How many Different Types of Soil are there
Types of soil
The difference in particle size of the various soil constituents gives rise to a property called texture. The easiest way to identify the type of soil is to take some, wet it, and roll it between your fingers.
- If it is very gritty and pale brown, then it is sandy.
- If it makes a shiny smooth coating on your fingers and is greyish-brown, then it is clayey.
- If it is flaky and dark, then it is loamy.
Based on the proportion of sand, silt, clay, and humus present, soil can be sandy, clayey, or loamy. The differences between them are given in Table.
|Sandy soil||Clayey soil||Loamy soil|
|More than two-thirds of sandy soil is sand, and about one- tenth is clay.||More than two-thirds of clayey soil is clay.||Loamy soil has sand and silt in equal amounts, about two-fifths each. One-fifth of loamy soil is clay.|
|It is made up of large particles with large air spaces.||It is made up of fine particles with small air spaces.||It has high humus content.|
|Its porosity prevents retention of water. So it dries up very easily.||It retains moisture and becomes very sticky when wet. When dry, it becomes hard and forms deep cracks. To improve this soil, chalk can be added.||It is porous and also holds moisture.|
|It is well suited for fruit and vegetable cultivation.||It is good for making pots.||It is good for cultivation of crops and gardening.|
Soil suitability for crops
Soil does not have the same properties everywhere, and therefore different varieties of plants can grow in different areas. That is why we have some places growing more of a particular crop than others. Wheat primarily comes from Punjab, Uttar Pradesh, and Haryana. The major rice-producing states are Punjab, Andhra Pradesh, and Uttar Pradesh. A soil suitable for growing crops has to be fertile. Soil fertility refers to the capacity of the soil to provide nutrients in adequate amounts and in proper balance for the growth of plants. For a soil to be fertile, other growth factors such as light, moisture, and temperature should be favourable.
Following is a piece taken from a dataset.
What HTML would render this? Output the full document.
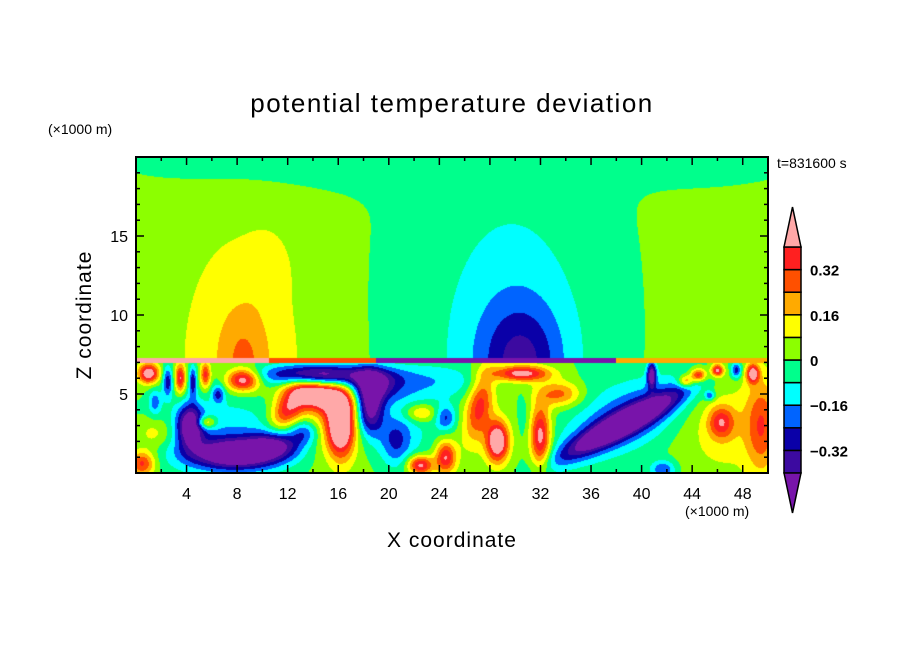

To make a soil more fertile, some adjustments are done to its property. These adjustments are
- Alteration of pH
- Alteration of air content (aeration)
- Addition of fertilizers
Acidity or alkalinity (pH) affects the ability of plant roots to take up minerals from the soil. A fertile soil should have somewhat neutral pH. Lime (calcium carbonate) is added to acidic soils to raise the pH (make soil more alkaline). Peat is added to alkaline soil to lower the pH (make soil more acidic). Soil with a low air content has high water content, and so is heavy and difficult to work with. It can be improved by drainage of water from the soil by ploughing. Fertilizers are added to soil which have low mineral content such as nitrate, phosphate, potassium, and magnesium.